We have a number of features in-progress (see the OpenSearch Roadmap). Below we’ve highlighted a few:
- Document Returning Alerts: The new monitor type makes it easy to execute rules against log groups such as flow logs and DNS logs. Instead of a summary of the alerts triggered like in query or bucket based alerts, the monitor returns document ids for additional analysis and review.
- Search Backpressure: This feature aims to enhance the overall resiliency of OpenSearch and will introduce constructs to have fair rejections, minimize wasted work, improved search request cost estimation, and adds the ability to stabilize a cluster when under duress.
- Search Memory Tracking: The tasks framework already tracks latency and has some context about the query/work being done. The goal of this feature is to enhance this to start tracking additional stats of memory and CPU consumed per task allowing the tracking the cluster-wide resource consumption by a query.
- Drag and Drop: The new drag and drop experience will allow users of OpenSearch Dashboards to create data visualizations and gather insights without preselecting the visualization output and with the flexibility to change visualization types and index patterns on the fly.
In addition, OpenSearch 2.0.0 is already in development! The primary driver for the team to have an earlier 2.0.0 release is so that OpenSearch can get support for Lucene 9.0.0 in earlier. This change will likely enable some use of new Lucene features within the plugins, like KNN and Vector Field types. This release also allows for other breaking changes to be ready earlier, like inclusive naming. A few highlights include:
- Lucene 9.0.0: Lucene 9.0.0 includes several new features and performance improvements (Lucene 9.0.0 Documentation) that OpenSearch would like to make available to users, including K-NN support, Vectors, Big Endian, faster numeric indexing, faster sorting, concurrent merge scheduler, and prototype Java Jigsaw module support. Starting to use Lucene 9.0.0 as soon as possible is a priority. It will take a few releases to leverage the full value of it, but adding it with 2.0.0. is so exciting and has loads of potential for OpenSearch.
- Node.js Upgrade: OpenSearch Dashboards needs to upgrade the Node.js version from the current version, 10.24.1, which is no longer in support to a newer version. The target version of node for the upgrade will be v14.18.1. Node v14 which will be in LTS until 2023.
In addition to the above features, this release will replace non-inclusive terminology (e.g., master, blacklist, etc.) throughout OpenSearch with inclusive ones (e.g., leader, primary, allowlist). If you are curious, feel free to take a look at the project roadmap where you can find out the planned features and fixes with linked issues where you can provide feedback.
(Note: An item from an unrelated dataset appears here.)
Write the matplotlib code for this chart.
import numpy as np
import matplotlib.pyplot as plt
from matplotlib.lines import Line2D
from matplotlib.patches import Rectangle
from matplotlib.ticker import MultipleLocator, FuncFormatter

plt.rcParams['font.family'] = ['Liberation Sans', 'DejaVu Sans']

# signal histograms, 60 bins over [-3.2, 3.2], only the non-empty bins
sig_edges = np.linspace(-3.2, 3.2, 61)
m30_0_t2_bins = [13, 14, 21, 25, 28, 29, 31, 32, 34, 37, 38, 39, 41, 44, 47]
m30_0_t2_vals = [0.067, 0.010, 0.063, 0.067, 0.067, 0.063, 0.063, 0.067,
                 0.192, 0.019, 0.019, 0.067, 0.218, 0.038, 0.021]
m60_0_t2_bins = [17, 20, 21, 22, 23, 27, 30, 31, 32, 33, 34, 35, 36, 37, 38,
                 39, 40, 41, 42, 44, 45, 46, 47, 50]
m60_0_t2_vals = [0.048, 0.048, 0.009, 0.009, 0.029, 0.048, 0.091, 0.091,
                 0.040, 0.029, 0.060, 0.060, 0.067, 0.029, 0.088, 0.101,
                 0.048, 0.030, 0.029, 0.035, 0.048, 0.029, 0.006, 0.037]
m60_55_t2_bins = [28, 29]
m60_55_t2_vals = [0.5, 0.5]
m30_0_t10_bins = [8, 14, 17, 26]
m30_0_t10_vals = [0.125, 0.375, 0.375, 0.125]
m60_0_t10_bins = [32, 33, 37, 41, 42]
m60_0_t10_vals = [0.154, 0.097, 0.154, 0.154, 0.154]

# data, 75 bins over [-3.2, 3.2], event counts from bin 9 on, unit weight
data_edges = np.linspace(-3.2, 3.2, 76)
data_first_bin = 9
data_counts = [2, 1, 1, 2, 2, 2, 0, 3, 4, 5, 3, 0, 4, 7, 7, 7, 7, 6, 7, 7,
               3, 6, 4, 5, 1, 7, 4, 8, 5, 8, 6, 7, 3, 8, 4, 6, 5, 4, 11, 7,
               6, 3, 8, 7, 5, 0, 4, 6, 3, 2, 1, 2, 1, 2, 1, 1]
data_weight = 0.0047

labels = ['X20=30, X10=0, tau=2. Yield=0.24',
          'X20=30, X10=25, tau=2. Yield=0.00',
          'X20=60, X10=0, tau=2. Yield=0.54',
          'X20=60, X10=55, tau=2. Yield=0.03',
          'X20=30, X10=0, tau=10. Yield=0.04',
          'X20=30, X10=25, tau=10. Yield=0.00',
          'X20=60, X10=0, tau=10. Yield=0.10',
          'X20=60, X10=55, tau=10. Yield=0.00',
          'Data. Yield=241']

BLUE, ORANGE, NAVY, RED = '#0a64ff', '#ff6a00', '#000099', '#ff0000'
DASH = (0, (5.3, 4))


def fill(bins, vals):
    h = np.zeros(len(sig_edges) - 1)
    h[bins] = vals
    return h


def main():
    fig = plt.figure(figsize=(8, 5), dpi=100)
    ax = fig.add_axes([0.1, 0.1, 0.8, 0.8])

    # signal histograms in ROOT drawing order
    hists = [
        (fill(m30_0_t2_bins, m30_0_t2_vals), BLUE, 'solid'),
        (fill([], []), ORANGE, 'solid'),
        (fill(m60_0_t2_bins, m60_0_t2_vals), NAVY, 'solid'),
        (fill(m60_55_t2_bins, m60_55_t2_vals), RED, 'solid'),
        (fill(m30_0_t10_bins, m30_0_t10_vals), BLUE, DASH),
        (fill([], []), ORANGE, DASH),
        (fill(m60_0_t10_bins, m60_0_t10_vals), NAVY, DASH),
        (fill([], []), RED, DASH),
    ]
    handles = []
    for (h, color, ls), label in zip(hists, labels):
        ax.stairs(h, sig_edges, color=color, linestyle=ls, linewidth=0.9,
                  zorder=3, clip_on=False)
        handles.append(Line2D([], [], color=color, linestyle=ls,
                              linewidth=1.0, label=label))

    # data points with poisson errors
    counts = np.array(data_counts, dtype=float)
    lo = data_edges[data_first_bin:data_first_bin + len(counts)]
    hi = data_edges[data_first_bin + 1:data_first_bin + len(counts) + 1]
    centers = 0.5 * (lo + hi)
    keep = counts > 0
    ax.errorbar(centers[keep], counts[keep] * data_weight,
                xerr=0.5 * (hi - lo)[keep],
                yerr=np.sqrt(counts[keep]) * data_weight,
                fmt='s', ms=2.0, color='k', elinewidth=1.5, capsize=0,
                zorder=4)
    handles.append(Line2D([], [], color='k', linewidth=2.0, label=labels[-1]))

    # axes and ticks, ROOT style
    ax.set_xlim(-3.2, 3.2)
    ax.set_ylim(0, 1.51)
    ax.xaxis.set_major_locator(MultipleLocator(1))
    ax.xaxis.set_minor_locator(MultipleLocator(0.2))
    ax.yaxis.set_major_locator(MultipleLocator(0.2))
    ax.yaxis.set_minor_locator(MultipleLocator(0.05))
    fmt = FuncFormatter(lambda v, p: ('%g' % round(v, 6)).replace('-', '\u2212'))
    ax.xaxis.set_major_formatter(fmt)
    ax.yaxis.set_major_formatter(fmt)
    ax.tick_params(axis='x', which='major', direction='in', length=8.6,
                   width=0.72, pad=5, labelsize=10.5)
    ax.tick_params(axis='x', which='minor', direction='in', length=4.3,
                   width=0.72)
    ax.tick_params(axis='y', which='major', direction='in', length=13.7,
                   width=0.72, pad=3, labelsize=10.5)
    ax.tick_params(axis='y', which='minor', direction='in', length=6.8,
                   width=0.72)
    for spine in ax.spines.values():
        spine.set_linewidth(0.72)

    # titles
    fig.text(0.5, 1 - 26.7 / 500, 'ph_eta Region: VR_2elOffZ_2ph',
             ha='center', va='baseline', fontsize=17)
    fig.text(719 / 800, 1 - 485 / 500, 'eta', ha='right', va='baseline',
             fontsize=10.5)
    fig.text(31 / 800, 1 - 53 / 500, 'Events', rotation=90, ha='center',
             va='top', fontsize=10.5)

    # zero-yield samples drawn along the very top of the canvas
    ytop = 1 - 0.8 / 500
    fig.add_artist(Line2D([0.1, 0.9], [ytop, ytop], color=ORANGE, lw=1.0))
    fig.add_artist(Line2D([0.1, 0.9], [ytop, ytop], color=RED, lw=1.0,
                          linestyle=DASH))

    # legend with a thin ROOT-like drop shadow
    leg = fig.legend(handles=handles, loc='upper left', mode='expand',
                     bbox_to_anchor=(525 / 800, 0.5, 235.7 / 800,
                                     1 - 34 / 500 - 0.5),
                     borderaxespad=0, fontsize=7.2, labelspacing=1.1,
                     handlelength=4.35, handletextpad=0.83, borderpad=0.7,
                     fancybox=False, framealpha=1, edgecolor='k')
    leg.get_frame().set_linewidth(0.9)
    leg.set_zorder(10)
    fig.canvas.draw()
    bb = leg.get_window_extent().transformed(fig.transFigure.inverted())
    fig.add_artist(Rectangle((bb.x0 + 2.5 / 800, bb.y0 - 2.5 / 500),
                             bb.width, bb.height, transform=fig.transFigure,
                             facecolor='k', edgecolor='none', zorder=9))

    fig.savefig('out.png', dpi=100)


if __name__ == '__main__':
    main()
Additionally, please take a look at the proposed 2022 release schedule.
How can you contribute?
We would love to see you contribute to OpenSearch! For almost any type of contribution, the first step is opening an issue. Even if you think you already know what the solution is, writing a description of the problem you’re trying to solve will help everyone get context when they review your pull request. If it’s truly a trivial change (e.g. spelling error), you can skip this step – but when in doubt, open an issue. If you’re excited to jump in, check out the “help wanted” tag in issues.
Do you have questions or feedback?
If you’re interested in learning more, have a specific question, or just want to provide feedback and thoughts, please visit OpenSearch.org, open an issue on GitHub, or post in the forums. There are also regular Community Meetings that include progress updates at every session and include time for Q&A.
Thank you!
From the team at the OpenSearch Project:
Thank you to all of the community members for their dedication to this open source effort. The long term goal at the outset was to collaborate with developers and build the most extensible and innovative logging and search tool in the world. That singular mission has not changed, and we could not do it without input and contribution from the open source community. A tip of the hat to you all; you’re a critical component for our mission to succeed!